Quote the listing in full, exactly as given, minus any pictures.

* Begin LISTING *

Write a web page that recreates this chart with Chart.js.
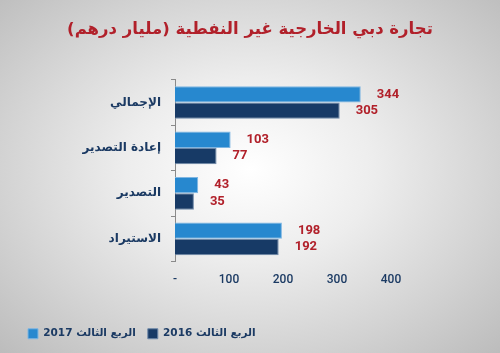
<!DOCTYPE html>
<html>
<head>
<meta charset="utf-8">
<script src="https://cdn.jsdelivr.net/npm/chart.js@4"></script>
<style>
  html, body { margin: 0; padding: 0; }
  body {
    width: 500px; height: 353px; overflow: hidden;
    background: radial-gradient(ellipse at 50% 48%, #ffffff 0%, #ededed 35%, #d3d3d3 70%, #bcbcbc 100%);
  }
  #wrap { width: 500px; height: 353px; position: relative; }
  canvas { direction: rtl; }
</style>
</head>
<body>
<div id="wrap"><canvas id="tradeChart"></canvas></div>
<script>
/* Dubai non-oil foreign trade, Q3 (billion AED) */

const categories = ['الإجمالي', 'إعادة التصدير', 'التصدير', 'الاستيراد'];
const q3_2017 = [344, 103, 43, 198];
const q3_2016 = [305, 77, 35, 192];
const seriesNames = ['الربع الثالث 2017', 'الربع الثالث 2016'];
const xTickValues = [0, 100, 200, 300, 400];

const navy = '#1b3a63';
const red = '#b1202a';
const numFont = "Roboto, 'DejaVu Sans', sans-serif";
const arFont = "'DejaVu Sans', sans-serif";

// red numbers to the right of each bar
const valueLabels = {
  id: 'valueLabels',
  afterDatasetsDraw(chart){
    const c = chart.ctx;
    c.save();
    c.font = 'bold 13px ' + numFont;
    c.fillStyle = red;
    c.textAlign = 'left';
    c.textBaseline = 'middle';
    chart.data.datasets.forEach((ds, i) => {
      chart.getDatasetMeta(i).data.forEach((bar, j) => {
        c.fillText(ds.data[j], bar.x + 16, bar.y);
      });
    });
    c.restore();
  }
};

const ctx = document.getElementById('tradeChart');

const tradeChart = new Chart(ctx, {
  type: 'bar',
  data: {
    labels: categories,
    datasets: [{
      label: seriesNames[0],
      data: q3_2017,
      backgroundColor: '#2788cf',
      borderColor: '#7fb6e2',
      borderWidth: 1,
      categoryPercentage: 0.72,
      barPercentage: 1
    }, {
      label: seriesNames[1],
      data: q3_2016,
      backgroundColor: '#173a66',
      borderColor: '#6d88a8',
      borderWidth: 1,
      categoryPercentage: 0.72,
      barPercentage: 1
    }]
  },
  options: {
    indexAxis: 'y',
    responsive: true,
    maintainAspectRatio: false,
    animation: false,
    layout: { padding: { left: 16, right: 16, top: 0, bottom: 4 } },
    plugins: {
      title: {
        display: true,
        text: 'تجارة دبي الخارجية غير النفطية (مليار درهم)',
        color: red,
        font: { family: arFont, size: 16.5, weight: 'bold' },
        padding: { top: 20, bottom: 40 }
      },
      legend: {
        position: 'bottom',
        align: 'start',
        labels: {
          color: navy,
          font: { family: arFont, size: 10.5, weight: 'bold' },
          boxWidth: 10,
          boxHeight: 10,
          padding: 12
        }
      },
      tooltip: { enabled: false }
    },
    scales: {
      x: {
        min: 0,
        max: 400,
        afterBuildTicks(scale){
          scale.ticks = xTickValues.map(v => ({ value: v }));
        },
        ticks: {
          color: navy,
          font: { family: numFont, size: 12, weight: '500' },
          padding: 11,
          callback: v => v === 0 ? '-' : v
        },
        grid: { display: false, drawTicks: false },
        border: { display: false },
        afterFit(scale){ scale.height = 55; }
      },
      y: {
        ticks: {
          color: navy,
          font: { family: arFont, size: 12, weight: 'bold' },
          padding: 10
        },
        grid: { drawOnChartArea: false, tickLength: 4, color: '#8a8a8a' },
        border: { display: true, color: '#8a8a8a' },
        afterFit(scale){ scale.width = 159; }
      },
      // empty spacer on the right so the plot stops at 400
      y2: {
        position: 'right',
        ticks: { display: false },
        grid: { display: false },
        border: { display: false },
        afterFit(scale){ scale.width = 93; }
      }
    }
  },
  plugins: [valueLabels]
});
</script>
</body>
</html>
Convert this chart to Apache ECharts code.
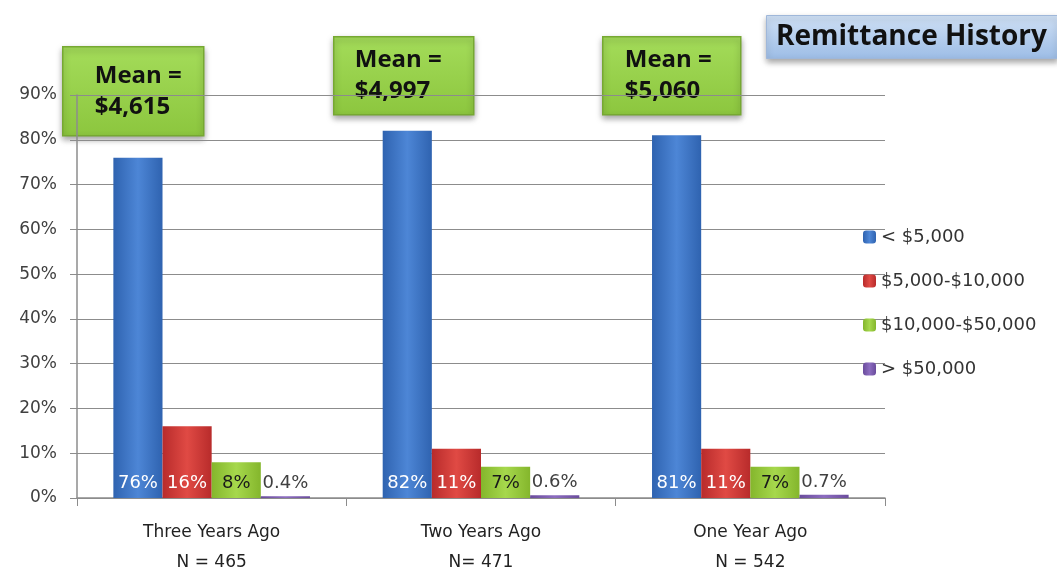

* End LISTING *

-- REPLY --
Write a web page that recreates this chart with Chart.js.
<!DOCTYPE html>
<html>
<head>
<meta charset="utf-8">
<script src="https://cdn.jsdelivr.net/npm/chart.js@4"></script>
<style>
  html, body { margin: 0; padding: 0; }
  body {
    width: 500px; height: 353px; overflow: hidden;
    background: radial-gradient(ellipse at 50% 48%, #ffffff 0%, #ededed 35%, #d3d3d3 70%, #bcbcbc 100%);
  }
  #wrap { width: 500px; height: 353px; position: relative; }
  canvas { direction: rtl; }
</style>
</head>
<body>
<div id="wrap"><canvas id="tradeChart"></canvas></div>
<script>
/* Dubai non-oil foreign trade, Q3 (billion AED) */

const categories = ['الإجمالي', 'إعادة التصدير', 'التصدير', 'الاستيراد'];
const q3_2017 = [344, 103, 43, 198];
const q3_2016 = [305, 77, 35, 192];
const seriesNames = ['الربع الثالث 2017', 'الربع الثالث 2016'];
const xTickValues = [0, 100, 200, 300, 400];

const navy = '#1b3a63';
const red = '#b1202a';
const numFont = "Roboto, 'DejaVu Sans', sans-serif";
const arFont = "'DejaVu Sans', sans-serif";

// red numbers to the right of each bar
const valueLabels = {
  id: 'valueLabels',
  afterDatasetsDraw(chart){
    const c = chart.ctx;
    c.save();
    c.font = 'bold 13px ' + numFont;
    c.fillStyle = red;
    c.textAlign = 'left';
    c.textBaseline = 'middle';
    chart.data.datasets.forEach((ds, i) => {
      chart.getDatasetMeta(i).data.forEach((bar, j) => {
        c.fillText(ds.data[j], bar.x + 16, bar.y);
      });
    });
    c.restore();
  }
};

const ctx = document.getElementById('tradeChart');

const tradeChart = new Chart(ctx, {
  type: 'bar',
  data: {
    labels: categories,
    datasets: [{
      label: seriesNames[0],
      data: q3_2017,
      backgroundColor: '#2788cf',
      borderColor: '#7fb6e2',
      borderWidth: 1,
      categoryPercentage: 0.72,
      barPercentage: 1
    }, {
      label: seriesNames[1],
      data: q3_2016,
      backgroundColor: '#173a66',
      borderColor: '#6d88a8',
      borderWidth: 1,
      categoryPercentage: 0.72,
      barPercentage: 1
    }]
  },
  options: {
    indexAxis: 'y',
    responsive: true,
    maintainAspectRatio: false,
    animation: false,
    layout: { padding: { left: 16, right: 16, top: 0, bottom: 4 } },
    plugins: {
      title: {
        display: true,
        text: 'تجارة دبي الخارجية غير النفطية (مليار درهم)',
        color: red,
        font: { family: arFont, size: 16.5, weight: 'bold' },
        padding: { top: 20, bottom: 40 }
      },
      legend: {
        position: 'bottom',
        align: 'start',
        labels: {
          color: navy,
          font: { family: arFont, size: 10.5, weight: 'bold' },
          boxWidth: 10,
          boxHeight: 10,
          padding: 12
        }
      },
      tooltip: { enabled: false }
    },
    scales: {
      x: {
        min: 0,
        max: 400,
        afterBuildTicks(scale){
          scale.ticks = xTickValues.map(v => ({ value: v }));
        },
        ticks: {
          color: navy,
          font: { family: numFont, size: 12, weight: '500' },
          padding: 11,
          callback: v => v === 0 ? '-' : v
        },
        grid: { display: false, drawTicks: false },
        border: { display: false },
        afterFit(scale){ scale.height = 55; }
      },
      y: {
        ticks: {
          color: navy,
          font: { family: arFont, size: 12, weight: 'bold' },
          padding: 10
        },
        grid: { drawOnChartArea: false, tickLength: 4, color: '#8a8a8a' },
        border: { display: true, color: '#8a8a8a' },
        afterFit(scale){ scale.width = 159; }
      },
      // empty spacer on the right so the plot stops at 400
      y2: {
        position: 'right',
        ticks: { display: false },
        grid: { display: false },
        border: { display: false },
        afterFit(scale){ scale.width = 93; }
      }
    }
  },
  plugins: [valueLabels]
});
</script>
</body>
</html>
Convert this chart to Apache ECharts code.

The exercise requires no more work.